What do we gain from viewing the revolution as a long, queer process? Perhaps the most salutary effect is that it lets us stop arguing about whether any given state “is” or “is not” socialist. “Socialism” names a global transition; a given state may take a leading role in this transition for a time, but we should expect any state, even one in the lead, to be advancing along some fronts while it regresses or stagnates on others (wouldn’t it be entirely too stagist to imagine otherwise?). The game of tallying up progressive vs. regressive features in order to cleanly demarcate socialist countries from capitalist ones can’t ever be brought to a satisfying close, precisely because socialism is just capitalism’s turning into something else, a process that is spread out over the human race in a constantly shifting (combined and uneven) mosaic. It’s unreasonable to think in terms of pure anything, to expect any given fight or institutional innovation to be the fight or the innovation that, if everyone just got on board with it, would finally usher in communism. Instead, we should think in terms of roles — is x playing a progressive role in situation y? Trying to aggregate the answers to this question to arrive at an overall “socialism” score is just as misguided as any other quantity purporting to capture quality. [4]

Another benefit of this approach is that it emphasizes a long-term strategic outlook. This is the flipside of one criticism that could be leveled at it: that it robs socialism of urgency. While the idea of a clear black-and-white victory achievable in our lifetimes is good at getting people moving, it tends to encourage short-term thinking. One expression of this is social democracy, which despairs of achieving radical change any time soon, and so puts off the question indefinitely. Another is insurrectionism, as with e.g. The Invisible Committee. The most elegant solution (And not coincidentally the cheapest, although not the most lucrative), though, is to be so impatient that only self-cultivation in this world will do the trick, and to turn one’s focus inward, away from politics, force, and compromise.

Beautiful-soul moralism can take the form of anarchism, left communism, or even call itself “non-ideological.” By divesting entirely from any commitment except to a scattered collection of useful martyrs, this approach guarantees the believer will keep their tradition (such as it is) unblemished. Of the three approaches, it’s probably the last that has the most bile for those transitional (read: queer) measures that fall short of its strict ideal.

So excessive impatience is clearly a trap. But if we lose the sense of urgency that comes from the idea that global communism is attainable in our lifetimes, where else are we supposed to find it? Couldn’t I just slack off and let the long, queer revolution go on without me? Besides which, doesn’t climate change make a case for urgency? If we don’t achieve communism before it’s too late, we’re all boiled frogs, aren’t we?

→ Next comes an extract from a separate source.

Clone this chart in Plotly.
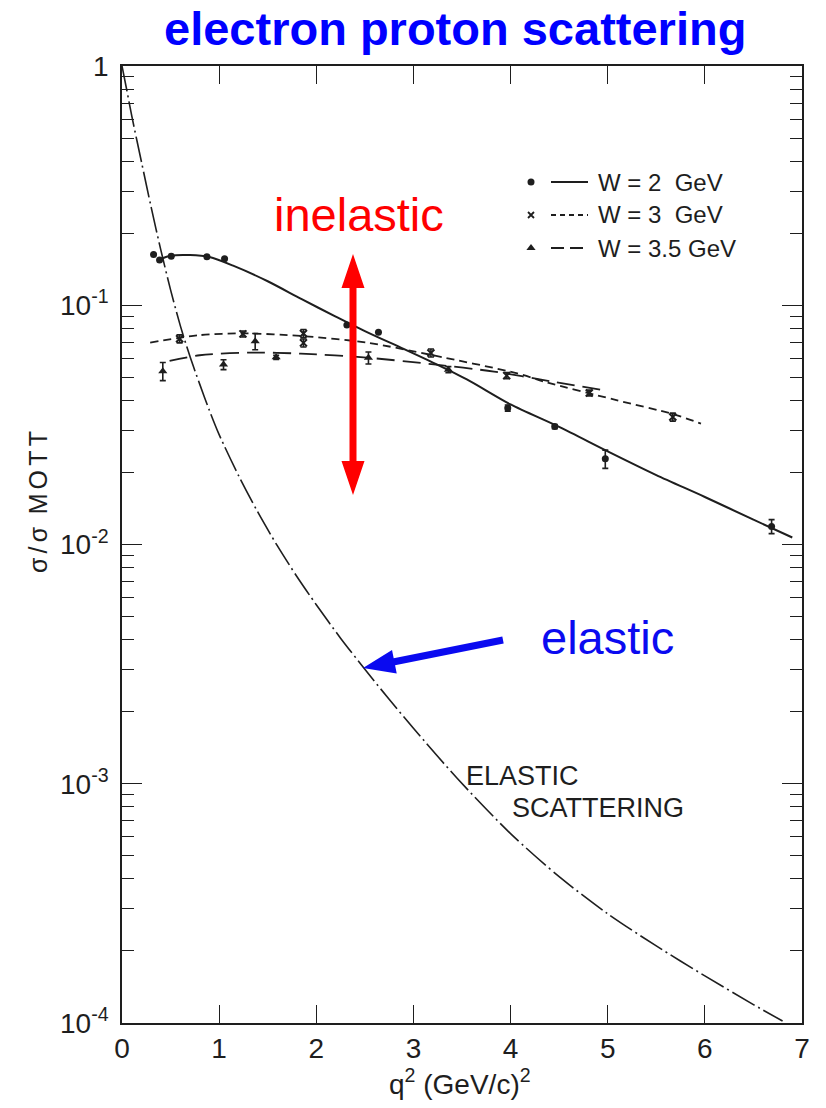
import math
import plotly.graph_objects as go

# ---- measured cross-section ratios sigma/sigma_Mott versus q^2 (GeV/c)^2 ----
# W = 2 GeV (dots, solid fit)
w2_q2 = [0.325, 0.387, 0.507, 0.874, 1.056, 2.315, 2.64, 3.971, 4.455, 4.975, 6.687]
w2_ratio = [0.163, 0.1545, 0.1604, 0.1596, 0.1566, 0.0826, 0.0771, 0.0372, 0.0311, 0.0228, 0.0119]
w2_err = [0, 0, 0, 0, 0, 0, 0, 0.0011, 0.0006, 0.002, 0.0008]
w2_fit_q2 = [0.38, 0.5, 0.7, 0.9, 1.15, 1.5, 1.85, 2.2, 2.5, 2.87, 3.2, 3.55, 4.0, 4.5, 5.0, 5.5, 6.0, 6.5, 6.9]
w2_fit = [0.155, 0.161, 0.162, 0.159, 0.146, 0.126, 0.106, 0.0897, 0.078, 0.0665, 0.0576, 0.049,
          0.0385, 0.031, 0.0245, 0.0195, 0.0158, 0.0127, 0.0107]

# W = 3 GeV (crosses, short-dash fit)
w3_q2 = [0.593, 1.245, 1.868, 1.868, 3.18, 3.96, 4.81, 5.67]
w3_ratio = [0.0724, 0.0759, 0.0762, 0.0696, 0.0632, 0.0508, 0.043, 0.0341]
w3_err = [0.0028, 0.0022, 0.003, 0.0027, 0.0024, 0.0015, 0.0012, 0.0013]
w3_fit_q2 = [0.29, 0.8, 1.25, 1.84, 2.52, 3.2, 4.07, 4.38, 5.06, 5.68, 5.96]
w3_fit = [0.0698, 0.075, 0.0763, 0.0744, 0.0698, 0.0618, 0.0519, 0.0475, 0.0404, 0.035, 0.032]

# W = 3.5 GeV (triangles, long-dash fit)
w35_q2 = [0.42, 1.045, 1.371, 1.587, 2.537, 3.36]
w35_ratio = [0.053, 0.0565, 0.0707, 0.0606, 0.0603, 0.0538]
w35_err = [0.0046, 0.0027, 0.0055, 0.0012, 0.0035, 0.0016]
w35_fit_q2 = [0.49, 0.8, 1.32, 1.84, 2.52, 3.21, 3.83, 4.4, 5.0]
w35_fit = [0.0585, 0.0618, 0.0634, 0.0628, 0.0604, 0.0566, 0.0528, 0.0482, 0.0438]

# elastic scattering curve
el_q2 = [0.0, 0.05, 0.1, 0.2, 0.3, 0.4, 0.5, 0.6, 0.7, 0.8, 0.9, 1.0, 1.2, 1.4, 1.6, 1.8,
         2.0, 2.25, 2.5, 2.75, 3.0, 3.45, 4.0, 4.5, 5.0, 5.5, 6.0, 6.5, 6.8]
el_ratio = [1.0, 0.79, 0.62, 0.398, 0.257, 0.170, 0.116, 0.0822, 0.0610, 0.0468, 0.0363,
            0.0288, 0.01941, 0.01361, 0.00986, 0.00735, 0.00560, 0.00406, 0.00301, 0.002254,
            0.001706, 0.001054, 0.000619, 0.000409, 0.000286, 0.000210, 0.0001574, 0.0001194,
            0.0001019]

x_ticks = [0, 1, 2, 3, 4, 5, 6, 7]
y_ticks = [1e-4, 1e-3, 1e-2, 1e-1, 1]
y_ticktext = ["10<sup>-4</sup>", "10<sup>-3</sup>", "10<sup>-2</sup>", "10<sup>-1</sup>", "1"]

legend_labels = ["W = 2  GeV", "W = 3  GeV", "W = 3.5 GeV"]

# ---- page geometry ----
W, H = 826, 1108
ML, MR, MT, MB = 122, 24, 66, 85
PW, PH = W - ML - MR, H - MT - MB

INK = "#1e1e1e"
FONT = "Liberation Sans, Arial, sans-serif"


def fx(px):
    return (px - ML) / PW


def fy(py):
    return (H - MB - py) / PH


def arrow_path(tail, tip, shaft_w, head_len, head_w, double=False):
    """Filled arrow outline (page pixels) converted to a paper-space SVG path."""
    (x0, y0), (x1, y1) = tail, tip
    L = math.hypot(x1 - x0, y1 - y0)
    ux, uy = (x1 - x0) / L, (y1 - y0) / L
    nx, ny = -uy, ux

    def P(s, t):
        return (x0 + ux * s + nx * t, y0 + uy * s + ny * t)

    hs, hh = shaft_w / 2, head_w / 2
    if double:
        pts = [P(0, 0), P(head_len, hh), P(head_len, hs), P(L - head_len, hs), P(L - head_len, hh),
               P(L, 0), P(L - head_len, -hh), P(L - head_len, -hs), P(head_len, -hs), P(head_len, -hh)]
    else:
        pts = [P(0, hs), P(L - head_len, hs), P(L - head_len, hh), P(L, 0),
               P(L - head_len, -hh), P(L - head_len, -hs), P(0, -hs)]
    return "M " + " L ".join(f"{fx(a):.5f},{fy(b):.5f}" for a, b in pts) + " Z"


fig = go.Figure()

# fitted curves
fig.add_trace(go.Scatter(x=el_q2, y=el_ratio, mode="lines",
                         line=dict(color=INK, width=1.6, dash="26px,4px,2px,4px",
                                   shape="spline", smoothing=0.8)))
fig.add_trace(go.Scatter(x=w2_fit_q2, y=w2_fit, mode="lines",
                         line=dict(color=INK, width=2, shape="spline", smoothing=0.8)))
fig.add_trace(go.Scatter(x=w3_fit_q2, y=w3_fit, mode="lines",
                         line=dict(color=INK, width=1.8, dash="8px,5px", shape="spline", smoothing=0.8)))
fig.add_trace(go.Scatter(x=w35_fit_q2, y=w35_fit, mode="lines",
                         line=dict(color=INK, width=1.8, dash="18px,8px", shape="spline", smoothing=0.8)))

# data points
err_style = dict(type="data", color=INK, thickness=1.6, width=3)
fig.add_trace(go.Scatter(x=w2_q2, y=w2_ratio, mode="markers",
                         marker=dict(symbol="circle", size=7, color=INK),
                         error_y=dict(array=w2_err, **err_style)))
fig.add_trace(go.Scatter(x=w3_q2, y=w3_ratio, mode="markers",
                         marker=dict(symbol="x-thin", size=7, line=dict(color=INK, width=2)),
                         error_y=dict(array=w3_err, **err_style)))
fig.add_trace(go.Scatter(x=w35_q2, y=w35_ratio, mode="markers",
                         marker=dict(symbol="triangle-up", size=8, color=INK),
                         error_y=dict(array=w35_err, **err_style)))

# legend glyphs on an overlay axis spanning the plot area (0..1 in both directions)
leg_rows_py = [182, 215, 248]
leg_sym_x = fx(531)
fig.add_trace(go.Scatter(x=[leg_sym_x], y=[fy(leg_rows_py[0])], mode="markers", xaxis="x2", yaxis="y2",
                         marker=dict(symbol="circle", size=7, color=INK)))
fig.add_trace(go.Scatter(x=[leg_sym_x], y=[fy(leg_rows_py[1])], mode="markers", xaxis="x2", yaxis="y2",
                         marker=dict(symbol="x-thin", size=6, line=dict(color=INK, width=1.8))))
fig.add_trace(go.Scatter(x=[leg_sym_x], y=[fy(leg_rows_py[2])], mode="markers", xaxis="x2", yaxis="y2",
                         marker=dict(symbol="triangle-up", size=8, color=INK)))

shapes = []
for py, dash in zip(leg_rows_py, ["solid", "5px,4px", "13px,6px"]):
    shapes.append(dict(type="line", xref="paper", yref="paper", x0=fx(551), x1=fx(588),
                       y0=fy(py), y1=fy(py), line=dict(color=INK, width=1.8, dash=dash)))

# red double arrow (inelastic) and blue arrow (elastic)
shapes.append(dict(type="path", xref="paper", yref="paper", fillcolor="#ff0000", line=dict(width=0),
                   path=arrow_path((353, 254), (353, 495), 7, 34, 23, double=True)))
shapes.append(dict(type="path", xref="paper", yref="paper", fillcolor="#0a0af0", line=dict(width=0),
                   path=arrow_path((503, 640), (363, 668), 7, 32, 24)))

annotations = []
for py, label in zip(leg_rows_py, legend_labels):
    annotations.append(dict(xref="paper", yref="paper", x=fx(596), y=fy(py), text=label,
                            xanchor="left", yanchor="middle", showarrow=False,
                            font=dict(family=FONT, size=24, color=INK)))

annotations += [
    dict(xref="paper", yref="paper", x=fx(455), y=fy(28), text="<b>electron proton scattering</b>",
         showarrow=False, xanchor="center", yanchor="middle",
         font=dict(family=FONT, size=47, color="#0000ff")),
    dict(xref="paper", yref="paper", x=fx(359), y=fy(214), text="inelastic",
         showarrow=False, xanchor="center", yanchor="middle",
         font=dict(family=FONT, size=47, color="#ff0000")),
    dict(xref="paper", yref="paper", x=fx(607), y=fy(638), text="elastic",
         showarrow=False, xanchor="center", yanchor="middle",
         font=dict(family=FONT, size=47, color="#0a0af0")),
    dict(xref="paper", yref="paper", x=fx(464), y=fy(776), text="ELASTIC",
         showarrow=False, xanchor="left", yanchor="middle",
         font=dict(family=FONT, size=27, color=INK)),
    dict(xref="paper", yref="paper", x=fx(510), y=fy(808), text="SCATTERING",
         showarrow=False, xanchor="left", yanchor="middle",
         font=dict(family=FONT, size=27, color=INK)),
    dict(xref="paper", yref="paper", x=fx(38), y=fy(502),
         text="σ\u2006/\u2006σ\u2002M\u2006O\u2006T\u2006T", textangle=-90,
         showarrow=False, xanchor="center", yanchor="middle",
         font=dict(family=FONT, size=25, color=INK)),
    dict(xref="paper", yref="paper", x=fx(460), y=fy(1082), text="q<sup>2</sup> (GeV/c)<sup>2</sup>",
         showarrow=False, xanchor="center", yanchor="middle",
         font=dict(family=FONT, size=28, color=INK)),
]

fig.update_layout(
    width=W, height=H,
    margin=dict(l=ML, r=MR, t=MT, b=MB),
    paper_bgcolor="white", plot_bgcolor="white",
    showlegend=False,
    shapes=shapes, annotations=annotations,
    xaxis=dict(range=[0, 7], tickvals=x_ticks, ticks="inside", ticklen=18, tickwidth=1.3,
               tickcolor=INK, showline=True, linecolor=INK, linewidth=1.6, mirror="allticks",
               showgrid=False, zeroline=False, tickfont=dict(family=FONT, size=28, color=INK)),
    yaxis=dict(type="log", range=[-4, 0], tickvals=y_ticks, ticktext=y_ticktext,
               ticks="inside", ticklen=20, tickwidth=1.3, tickcolor=INK, ticklabelstandoff=6,
               minor=dict(ticks="inside", ticklen=12, tickwidth=1.1, tickcolor=INK, dtick="D1",
                          showgrid=False),
               showline=True, linecolor=INK, linewidth=1.6, mirror="allticks",
               showgrid=False, zeroline=False, tickfont=dict(family=FONT, size=28, color=INK)),
    xaxis2=dict(overlaying="x", anchor="y2", range=[0, 1], visible=False),
    yaxis2=dict(overlaying="y", anchor="x2", range=[0, 1], visible=False),
)

fig.write_html("out.html")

A proper sense of urgency comes not from the abstraction “capitalism transitions into communism by way of socialism,” but from commitments we make to each other, which are already at the right level of resolution (that of a human life) and require no translation. A good strategy, then, must make use of this fact instead of railing against it (as e.g. class reductionists do), while also encompassing the inhuman scale that abstraction opens up to us. As Brecht put it:

We must neglect nothing in our struggle against that lot. What they’re planning is nothing small, make no mistake about it. They’re planning for thirty thousand years ahead. Colossal things. Colossal crimes. They stop at nothing. They’re out to destroy everything. Every living cell contracts under its blows. That is why we too must think of everything.

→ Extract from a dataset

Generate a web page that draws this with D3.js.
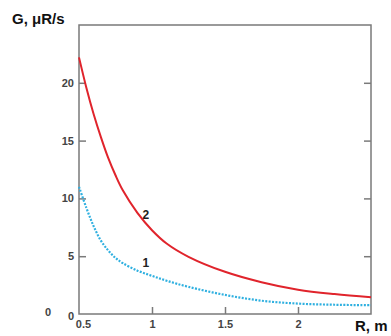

The argument about climate change comes from an idealist perspective in which the revolution can simply hitch its wagon to an issue and be catapulted to stardom by the direness of that issue. This gets it precisely backward. The question of power decides which issues are on the docket, not the issues themselves. The reason there hasn’t been a meaningful response to climate change (except, arguably, in some of the countries calling themselves socialist) is that the Western Left, by and large, has been stuck doing triage for decades instead of building power. Since we’ve failed to organize methodically in a way that might conceivably put us in the driver’s seat, we have not been able to make dealing with climate change a priority. This doesn’t mean that climate change won’t affect politics — it will, and it’s going to be horrifying. Fascist lifeboat politics have already entered the mainstream. But just raising the hue and cry about this does hardly anything to slow it down, let alone reverse it. Climate change is a powerful incentive to get our shit together, not a deus ex machina — there’s no way to address it that lets us skip over having to organize the working class to seize state power.

But maybe we’ve moved too far in the direction of humility and patience to still affirm this seemingly outdated formula. What’s the point of seizing state power if you can’t be sure you’ll be able to do socialism with it? Doesn’t the whole ruptural strategy presuppose a certain clarity of purpose that we’ve already thrown out with the bathwater? Here the left communists and others who talk about “socialism from below” can be helpful. If the transition from capitalism to communism depends not on a small, highly disciplined cadre, but instead on ordinary people collectively taking charge of their own affairs, this implies that those people will need to develop the habits and techniques of self-governance. This has two components. For one thing, it means appropriating for themselves the right to legitimate force, and ceasing to recognize pro-capitalist (state and non-state) violence as legitimate. At the same time, this is literally unthinkable in the context of a bourgeois state in full possession of its faculties. Only the failure and subversion of those states, culminating in their replacement by workers’ states, can create the necessary clearings for those myriad queer experiments to flourish into communism — these being, after all, the only basis on which it may ever be established.

[1] We take “queer” to mean “undermining conventional normative binaries or classificatory schema and so viewed as threatening by adherents of those binaries or schema.” 

[2] Consider the many attempts to pin down the nature of the Soviet Union: was it socialist, state capitalist, a degenerated or deformed workers’ state, bureaucratic collectivist, Bonapartist, or something else entirely? 

[3] To their credit, the authors in this tradition usually appreciate this. You will never hear a value-former say, for instance, that making commodities is wrong. They recognize that they aren’t talking about anything a single person can put into practice. They just don’t consider this an important problem. 

[4] Not to mention how we can’t anticipate the specifics of future situations with any degree of certainty.